After I review a book that you have reviewed, I often want to just point readers to you. YOU have much to say and articulate it well. So I do often point them to you. :)

I sometimes wonder if part of LMM and MHL confusion over religion was bc so many in the early 1900s didn't let their faith be true. It seems then everyone "had religion"...it just wasn't life...it was a small part of life bc it was expected and such. ????

Barbara H. said...

I had never read MHL before now and had only heard of her some time in the last...I don't know, 10 years or so? I probably should have read one of her books about older girls, but I wanted to start at the beginning and read Betsy-Tacy.
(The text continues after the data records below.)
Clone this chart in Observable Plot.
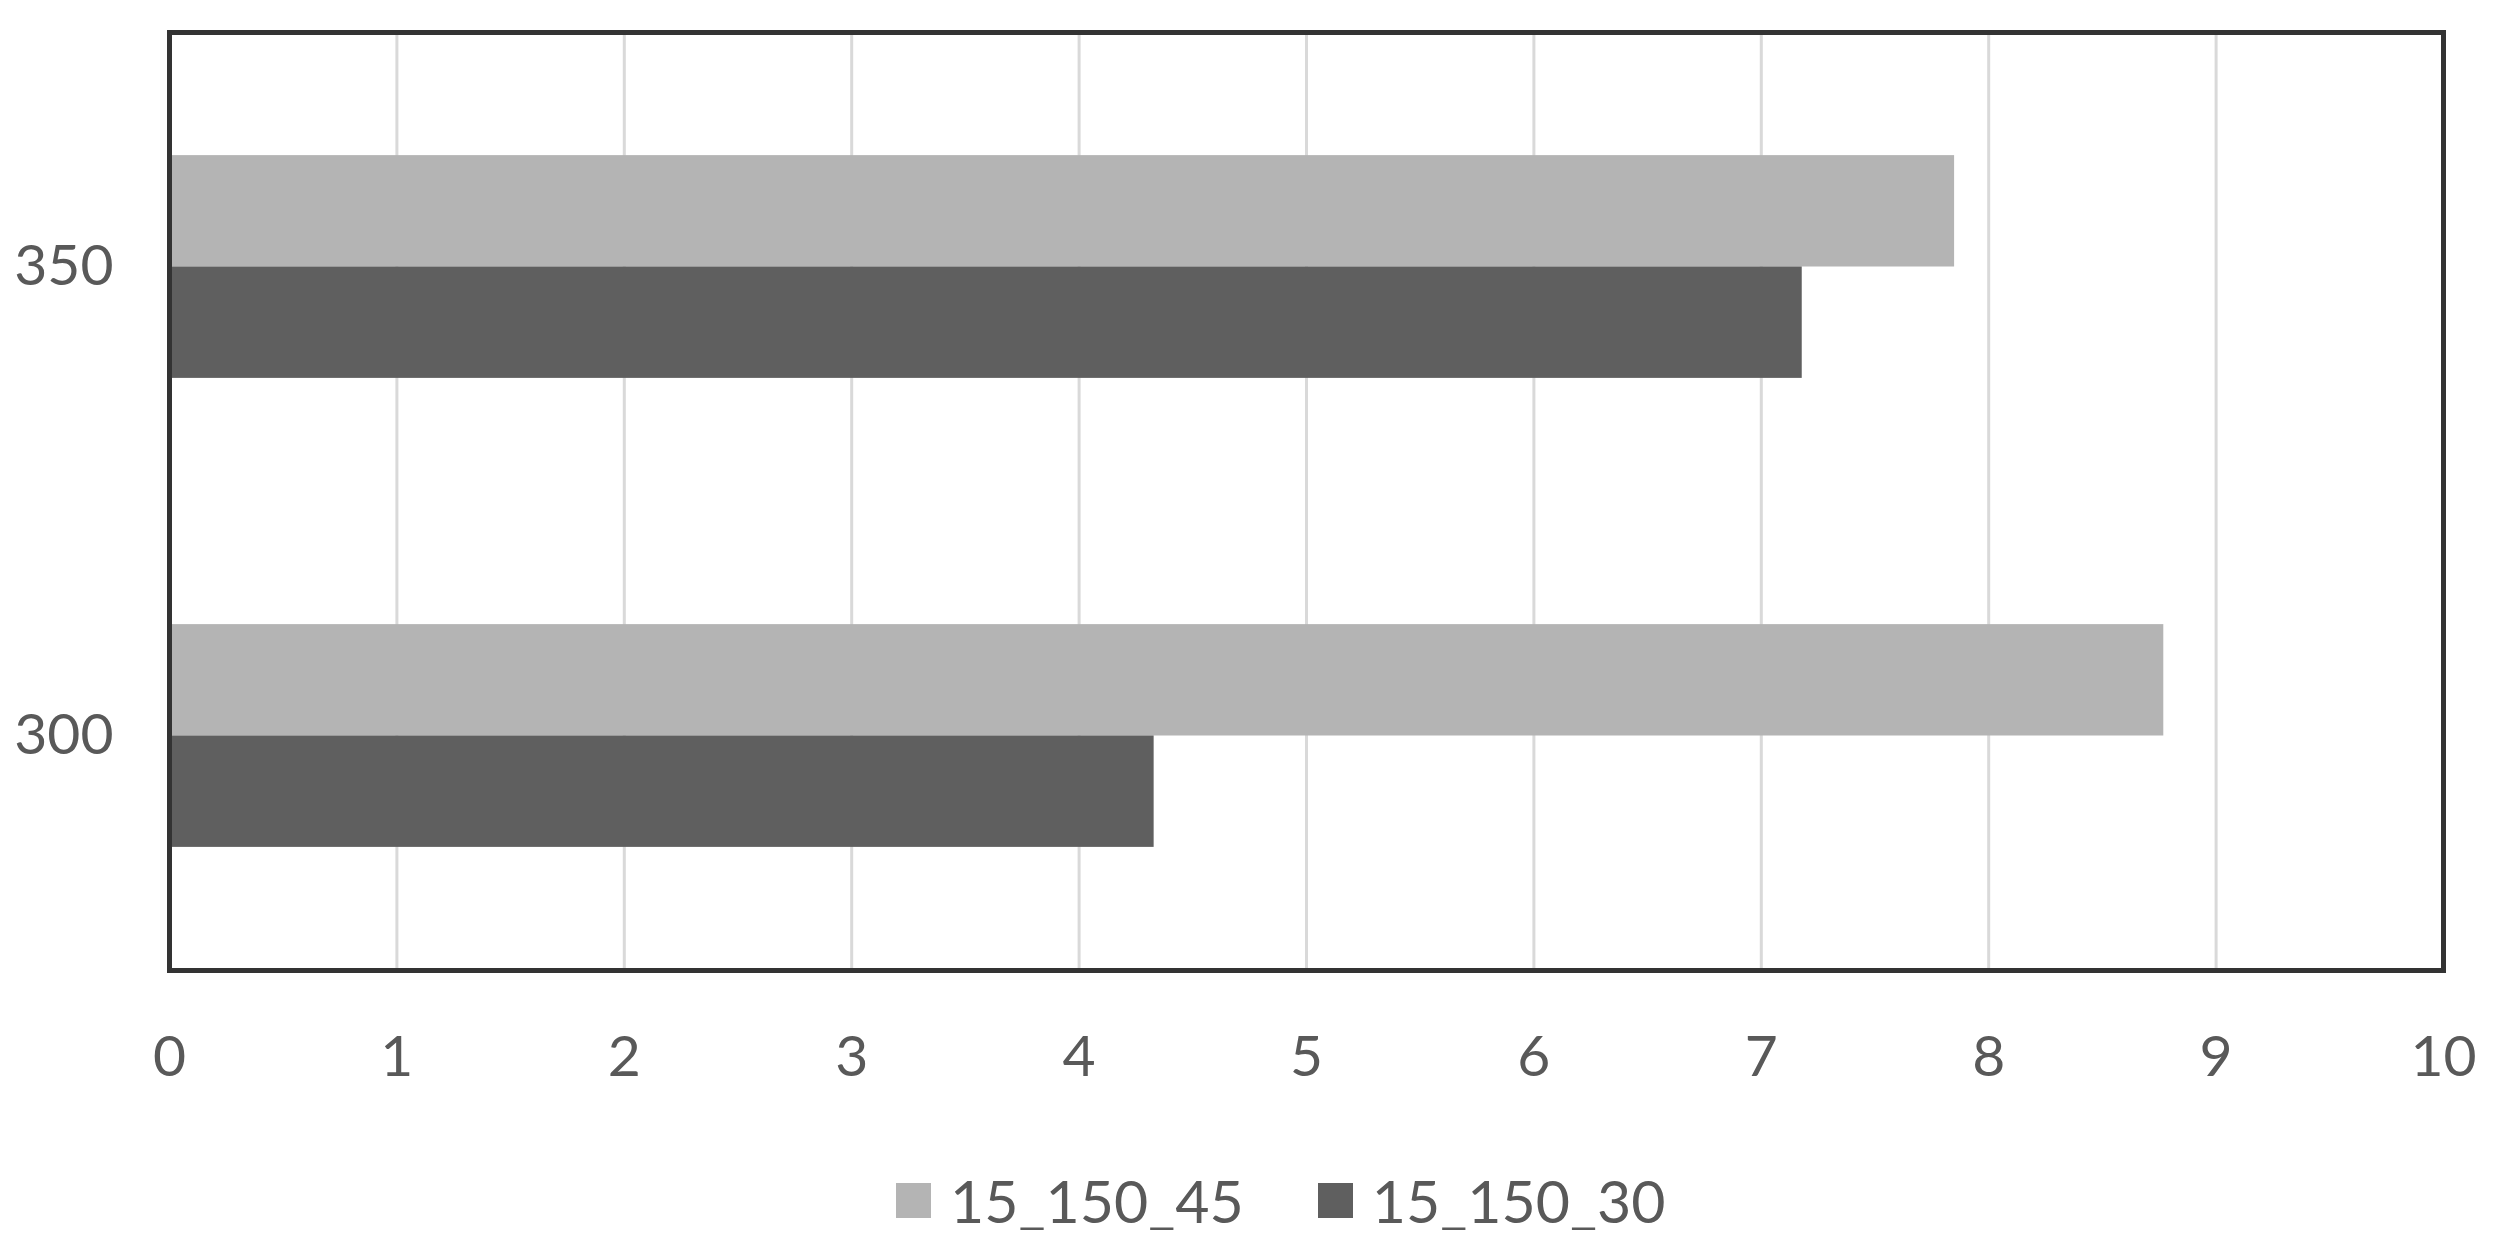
<!DOCTYPE html>
<html>
<head>
<meta charset="utf-8">
<script src="https://cdn.jsdelivr.net/npm/d3@7"></script>
<script src="https://cdn.jsdelivr.net/npm/@observablehq/plot@0.6"></script>
<style>
  html, body { margin: 0; padding: 0; background: #fff; }
  #legend { display: flex; align-items: center; height: 60px; padding-left: 896px;
            font-family: Lato, "Open Sans", sans-serif; font-size: 59px; color: #595959; }
  #legend .sw { width: 35px; height: 35px; margin-right: 19px; }
  #legend .item { display: flex; align-items: center; margin-right: 74px; }
</style>
</head>
<body>
<div id="chart"></div>
<div id="legend"></div>
<script>
const categories = ["350", "300"];
const seriesNames = ["15_150_45", "15_150_30"];
const seriesColors = ["#b4b4b4", "#5f5f5f"];
const values45 = [7.85, 8.77];
const values30 = [7.18, 4.33];
const xTicks = [0, 1, 2, 3, 4, 5, 6, 7, 8, 9, 10];

const data45 = categories.map((c, i) => ({category: c, value: values45[i], series: seriesNames[0]}));
const data30 = categories.map((c, i) => ({category: c, value: values30[i], series: seriesNames[1]}));

const W = 2495, H = 1170, mT = 32, mB = 200, mL = 169, mR = 52;
const pInner = 0.525, pOuter = 0.2625;
const step = (H - mT - mB) / (categories.length - pInner + 2 * pOuter);
const half = step * (1 - pInner) / 2;

const chart = Plot.plot({
  width: W, height: H,
  marginTop: mT, marginBottom: mB, marginLeft: mL, marginRight: mR,
  style: {fontFamily: "Lato, 'Open Sans', sans-serif", fontSize: "57px", color: "#595959", background: "#fff"},
  x: {domain: [0, 10], label: null},
  y: {type: "band", domain: categories, paddingInner: pInner, paddingOuter: pOuter, round: false, label: null},
  marks: [
    Plot.ruleX(xTicks, {stroke: "#d9d9d9", strokeWidth: 3}),
    Plot.barX(data45, {x: "value", y: "category", fill: seriesColors[0], insetBottom: half}),
    Plot.barX(data30, {x: "value", y: "category", fill: seriesColors[1], insetTop: half}),
    Plot.frame({stroke: "#333", strokeWidth: 5}),
    Plot.axisX({ticks: xTicks, tickSize: 0, tickPadding: 65, fontSize: 57, tickFormat: d => String(d)}),
    Plot.axisY({tickSize: 0, tickPadding: 56, fontSize: 57})
  ]
});
document.getElementById("chart").appendChild(chart);

const legend = document.getElementById("legend");
seriesNames.forEach((name, i) => {
  const item = document.createElement("div");
  item.className = "item";
  const sw = document.createElement("div");
  sw.className = "sw";
  sw.style.background = seriesColors[i];
  const label = document.createElement("span");
  label.textContent = name;
  item.appendChild(sw);
  item.appendChild(label);
  legend.appendChild(item);
});
</script>
</body>
</html>
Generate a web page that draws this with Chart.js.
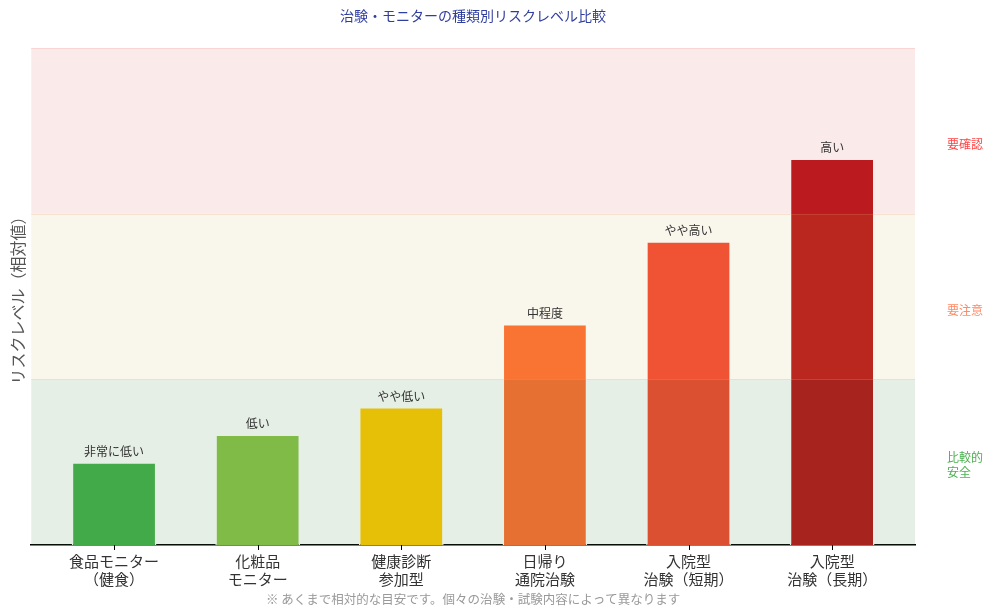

I think the spiritual viewpoint is probably common (though still wrong) for the times -- there was an era when plenty of people were church-going and God-fearing in the sense of having some degree of respect for and acknowledgment of Him, but depending on their "being good" rather than His grace.

Amy @ Hope Is the Word said...

This is the ne I'm reading now, so I'll read our review later. :)

Why did I feel compelled to say that?

Stephanie Shepherd said...

1. Yes! Hailey Mills would have been perfect in a BT book!!

2. I read Carney last year I think(?) and I remember thinking it was such a nice clean girly book, too. One that I won't feel a bit bad handing off to the girls in a few years. It's just fun.

3. And, just saying, while it took me well over a month to finish The Scarlet Letter (and still not blog about it thankyouverymuch), we ripped through Winona over here because it was so fun. I'm ahead for once! Now to see if I can squeeze Emily in this month, too. :)

Carrie said...

Shonya - HA! :D (Well, I DID read it this weekend.)

And I think @Annette and Barbara are probably right about religion in that time period. Which is kind of the same as today....

@Amy @ Hope is the Word - Well, I do it too so ...I'm not sure why that is. Acknowledgement that something has been written. Thank you. :)

Bluerose said...

I haven't read this one, but I think I recall the writing in Emily seeming a little corny at times, maybe in connection with romance. I still loved it, though.

I can't wait to get a hold of all the the others now!